Volunteers should not ship or take valuable items overseas. Jewelry, watches, radios, cameras, and expensive appliances are subject to loss, theft, and breakage, and in many places, satisfactory maintenance and repair services are not available.

[edit] Do I need an international driver’s license?

Volunteers in the Philippines do not need to get an international driver’s license. Operation of privately owned vehicles is prohibited. Most urban travel is by bus, jeepneys, motorized trikes, and, infrequently, taxis. Rural travel ranges from buses, mini-buses, jeepneys, motorized tricycles, trucks, a lot of walking, and riding of bicycles.

[edit] What should I bring as gifts for Filipino friends and my host family?

This is not a requirement. A token of friendship is sufficient. Some gift suggestions include: knickknacks for the house; pictures, books, or calendars of American scenes; souvenirs from your area; hard candies that will not melt or spoil; or photos to give away.

[edit] Where will my site assignment be when I finish training and how isolated will I be?

Peace Corps trainees in the Philippines are assigned to individual sites at the end of the initial orientation, (i.e., at the end of the first week in-country or during the first two weeks of pre-service training). This is after you are given the opportunity to provide input on your site preferences, including geographical location, distance from other Volunteers, or living conditions. This is important because of the diversity of the language situation in the country. Once the sites are decided, appropriate languages are assigned to be learned at the pre-service training. However, keep in mind that many factors influence the site selection process and that the Peace Corps cannot guarantee placement where you might ideally like to be. Most Volunteers will live in small towns or in rural villages but will usually be within one hour from the nearest Volunteer. Some sites will require a 9- to 10- hour drive from the capital.

[edit] How can my family contact me in an emergency?

The Peace Corps’ Office of Special Services provides assistance in handling emergencies affecting trainees and Volunteers or their families. Before leaving the United States, instruct your family to notify the Office of Special Services immediately if an emergency arises, such as a serious illness or death of a family member. During normal business hours, the number for the Office of Special Services is 800.424.8580, extension 1470. After normal business hours and on weekends and holidays, the Special Services duty officer can be reached at 202.638.2574. For non-emergency questions, your family can get information from your country desk staff at the Peace Corps by calling 800.424.8580.

[edit] Can I call home from the Philippines?

Yes. The Philippines has several telephone companies. All pre-service training sites have telephones. There are public calling places in the capital towns and cities, and cell phones have become very popular in the country. Some host families also have telephones from which you may call the United States.

[edit] Should I bring a cellular phone with me?

If you bring one from the United States, you will have to take it to a mobile phone center to have it reprogrammed. Mobile phones do not cost much in the country. A good mobile phone here will cost between $70 and $120.

[edit] Will there be e-mail and Internet access? Should I bring my computer?

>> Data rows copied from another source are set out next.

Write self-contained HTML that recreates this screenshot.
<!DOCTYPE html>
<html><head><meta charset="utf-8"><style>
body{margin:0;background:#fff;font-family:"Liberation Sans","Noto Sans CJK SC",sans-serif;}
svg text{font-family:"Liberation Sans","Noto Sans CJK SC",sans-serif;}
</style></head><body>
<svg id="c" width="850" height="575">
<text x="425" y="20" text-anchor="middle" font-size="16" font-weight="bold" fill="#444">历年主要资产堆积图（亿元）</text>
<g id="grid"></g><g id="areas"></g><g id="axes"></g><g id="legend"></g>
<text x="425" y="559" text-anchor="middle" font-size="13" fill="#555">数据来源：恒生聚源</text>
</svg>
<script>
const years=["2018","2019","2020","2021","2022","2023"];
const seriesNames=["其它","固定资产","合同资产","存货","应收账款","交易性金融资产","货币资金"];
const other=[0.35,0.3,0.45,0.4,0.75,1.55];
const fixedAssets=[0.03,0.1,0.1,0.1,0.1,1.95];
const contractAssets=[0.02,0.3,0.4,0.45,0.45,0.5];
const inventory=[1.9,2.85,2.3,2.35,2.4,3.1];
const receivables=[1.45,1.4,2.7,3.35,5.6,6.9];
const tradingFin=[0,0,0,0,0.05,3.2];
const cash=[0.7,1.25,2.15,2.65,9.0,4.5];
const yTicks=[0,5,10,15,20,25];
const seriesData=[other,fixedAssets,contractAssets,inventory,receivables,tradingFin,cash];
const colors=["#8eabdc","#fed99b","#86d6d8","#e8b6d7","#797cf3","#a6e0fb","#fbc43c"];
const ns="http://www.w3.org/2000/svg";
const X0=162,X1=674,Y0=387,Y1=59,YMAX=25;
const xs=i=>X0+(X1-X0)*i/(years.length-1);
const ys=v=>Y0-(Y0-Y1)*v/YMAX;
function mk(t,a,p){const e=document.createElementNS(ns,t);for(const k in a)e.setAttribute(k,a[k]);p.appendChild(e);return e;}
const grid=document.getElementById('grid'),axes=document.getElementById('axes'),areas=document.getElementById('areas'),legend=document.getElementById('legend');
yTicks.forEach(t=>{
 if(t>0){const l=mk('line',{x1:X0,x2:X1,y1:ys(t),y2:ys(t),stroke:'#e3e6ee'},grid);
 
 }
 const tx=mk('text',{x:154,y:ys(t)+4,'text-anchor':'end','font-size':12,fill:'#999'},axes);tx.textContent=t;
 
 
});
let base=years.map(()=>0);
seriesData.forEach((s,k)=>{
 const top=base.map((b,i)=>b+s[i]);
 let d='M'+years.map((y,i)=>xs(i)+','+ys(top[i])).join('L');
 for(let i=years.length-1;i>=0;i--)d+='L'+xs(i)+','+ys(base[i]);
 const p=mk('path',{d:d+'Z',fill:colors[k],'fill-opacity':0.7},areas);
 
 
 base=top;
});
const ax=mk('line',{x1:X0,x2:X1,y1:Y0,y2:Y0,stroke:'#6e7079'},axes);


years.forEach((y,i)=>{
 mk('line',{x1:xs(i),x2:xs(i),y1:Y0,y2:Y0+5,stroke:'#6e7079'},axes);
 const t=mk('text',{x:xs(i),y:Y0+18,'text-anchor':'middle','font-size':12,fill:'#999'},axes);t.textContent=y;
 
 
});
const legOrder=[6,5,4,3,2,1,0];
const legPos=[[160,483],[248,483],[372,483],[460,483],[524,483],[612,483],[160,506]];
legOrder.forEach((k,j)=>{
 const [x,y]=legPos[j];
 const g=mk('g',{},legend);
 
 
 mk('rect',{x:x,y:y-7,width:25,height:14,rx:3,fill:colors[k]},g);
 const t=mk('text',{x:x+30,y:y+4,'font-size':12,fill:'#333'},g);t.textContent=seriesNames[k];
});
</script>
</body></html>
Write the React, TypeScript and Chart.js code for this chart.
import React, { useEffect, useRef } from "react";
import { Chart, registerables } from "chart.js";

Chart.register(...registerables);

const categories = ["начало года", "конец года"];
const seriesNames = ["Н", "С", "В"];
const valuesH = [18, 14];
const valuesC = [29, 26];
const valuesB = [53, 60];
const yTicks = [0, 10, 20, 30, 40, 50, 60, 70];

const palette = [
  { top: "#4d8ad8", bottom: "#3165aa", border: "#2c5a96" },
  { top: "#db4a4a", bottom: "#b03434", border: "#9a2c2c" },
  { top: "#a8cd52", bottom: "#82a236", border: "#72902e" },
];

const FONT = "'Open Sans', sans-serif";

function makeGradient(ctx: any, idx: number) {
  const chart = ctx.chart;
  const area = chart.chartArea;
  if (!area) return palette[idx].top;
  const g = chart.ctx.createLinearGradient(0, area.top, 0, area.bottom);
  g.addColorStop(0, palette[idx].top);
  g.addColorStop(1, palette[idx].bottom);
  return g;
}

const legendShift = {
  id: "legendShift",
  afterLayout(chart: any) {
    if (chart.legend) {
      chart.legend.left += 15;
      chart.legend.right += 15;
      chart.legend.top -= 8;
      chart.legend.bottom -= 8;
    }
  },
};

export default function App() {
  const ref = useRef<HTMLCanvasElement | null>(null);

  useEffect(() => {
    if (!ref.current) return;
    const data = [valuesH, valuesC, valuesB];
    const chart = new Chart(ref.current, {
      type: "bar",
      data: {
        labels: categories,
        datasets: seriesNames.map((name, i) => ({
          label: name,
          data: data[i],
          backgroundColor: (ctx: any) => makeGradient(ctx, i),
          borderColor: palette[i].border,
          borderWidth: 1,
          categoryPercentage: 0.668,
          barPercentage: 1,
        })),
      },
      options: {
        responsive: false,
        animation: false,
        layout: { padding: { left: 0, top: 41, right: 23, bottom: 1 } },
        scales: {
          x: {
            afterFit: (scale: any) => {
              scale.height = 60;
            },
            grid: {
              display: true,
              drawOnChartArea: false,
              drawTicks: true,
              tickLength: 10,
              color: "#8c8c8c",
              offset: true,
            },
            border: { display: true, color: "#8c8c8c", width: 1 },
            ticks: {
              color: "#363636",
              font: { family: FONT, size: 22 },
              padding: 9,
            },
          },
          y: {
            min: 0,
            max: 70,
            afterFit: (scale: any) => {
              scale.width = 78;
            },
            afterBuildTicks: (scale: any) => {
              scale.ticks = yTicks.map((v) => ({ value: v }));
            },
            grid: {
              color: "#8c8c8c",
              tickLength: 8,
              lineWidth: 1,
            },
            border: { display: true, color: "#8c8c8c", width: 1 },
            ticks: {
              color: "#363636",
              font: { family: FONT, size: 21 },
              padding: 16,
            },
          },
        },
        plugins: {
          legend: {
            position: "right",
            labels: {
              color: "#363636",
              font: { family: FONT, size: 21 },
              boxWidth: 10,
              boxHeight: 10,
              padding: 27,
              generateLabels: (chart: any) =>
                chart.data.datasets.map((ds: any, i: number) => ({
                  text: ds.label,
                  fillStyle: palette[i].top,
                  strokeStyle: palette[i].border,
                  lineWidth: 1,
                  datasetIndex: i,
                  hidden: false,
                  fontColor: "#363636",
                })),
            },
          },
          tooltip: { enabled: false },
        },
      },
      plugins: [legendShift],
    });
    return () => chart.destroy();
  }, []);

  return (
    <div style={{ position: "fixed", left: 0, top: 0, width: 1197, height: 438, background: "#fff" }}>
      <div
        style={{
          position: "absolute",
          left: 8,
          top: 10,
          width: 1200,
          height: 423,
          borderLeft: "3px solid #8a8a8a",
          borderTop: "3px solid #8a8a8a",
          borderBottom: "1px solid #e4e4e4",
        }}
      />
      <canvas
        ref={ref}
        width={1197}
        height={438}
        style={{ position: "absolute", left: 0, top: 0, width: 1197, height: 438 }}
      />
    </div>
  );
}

There are Internet cafés in most capital towns and cities that charge as low as 50 cents per hour. At present, there are more than 35 Internet service providers in the Philippines. Major online providers are available and are adding lines all the time. We discourage you from bringing a computer with you. You will have very little need for a computer in pre-service training. It is also difficult to maintain the security of the computer during this period. Your need for a computer will depend upon the role and location of your assignment. Some sites (natural resources and environmental management assignment, small business/livelihood, and water/sanitation) are in the rural areas with no electricity. If you bring one, you need to expect humidity, fluctuating current, and concern for theft.